Hooray for gas powered cooking! This allows me to roast peppers on the burner. It's my preferred method because it removes the skin without cooking the flesh to mush, a hazard when roasting in the oven. Alternately it can be done under a broiler. After roasting all over, place in an airtight container so they continue to steam a bit. This will make the skin peel right off.

After steaming and cooling they are ready for peeling. I refrain from using water to assist getting the skins off, you wash away some flavor and as these are going to be fried it's best to keep them as dry as possible. After peeling I made an "L" shaped incision on the side, allowing me to remove some of seeds and stem root inside to make room for the filling. I made a rice mixture with chorizo and onion, and put a thick strip of mozzarella in each one so they'd be gooey.

Best beer batter recipe: 1 part dark beer to 1 part seasoned AP flour. Mix, and chill. Batter must be fried very cold to get crunchy, tempura like results. Slightly advanced fry technique - after dipping in the batter, dip 1/2 into hot oil and hold it there. Carefully. Once the batter puffs (about 5 seconds) it's OK to release.

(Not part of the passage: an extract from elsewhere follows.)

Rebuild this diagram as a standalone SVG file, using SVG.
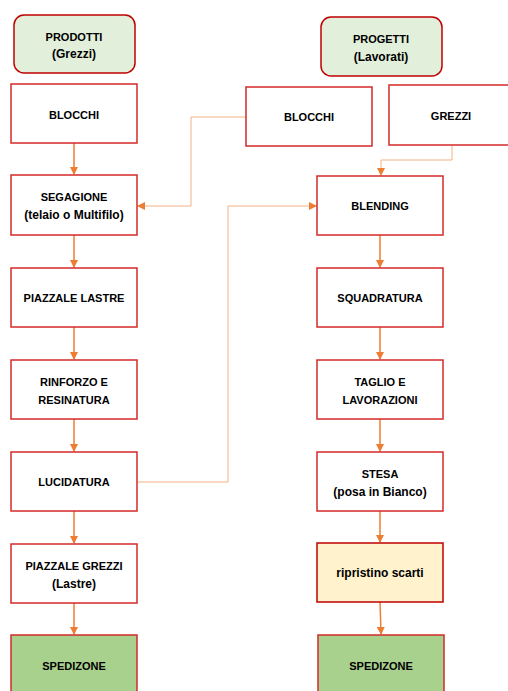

If you drop it in without holding, it will sink to the bottom and stick. If it sticks when you release it from the bottom it will most likely tear spilling out the contents. This is something I knew when I cooked professionally on a regular basis and quickly recalled after messing up my first one. Oops! Served over leftover filling minus mozz.

Jalapenos vary wildly in heat factor. Some are as mild as green bell peppers. These were as if they had an affair with a habanero on the vine. Roasting with seeds in also intensifies the heat. Despite having removed most of the seeds while stuffing, eating only 2 left me in a lot of pain. Not as much pain as Paul was in watching his Birds get stuffed and fried themselves.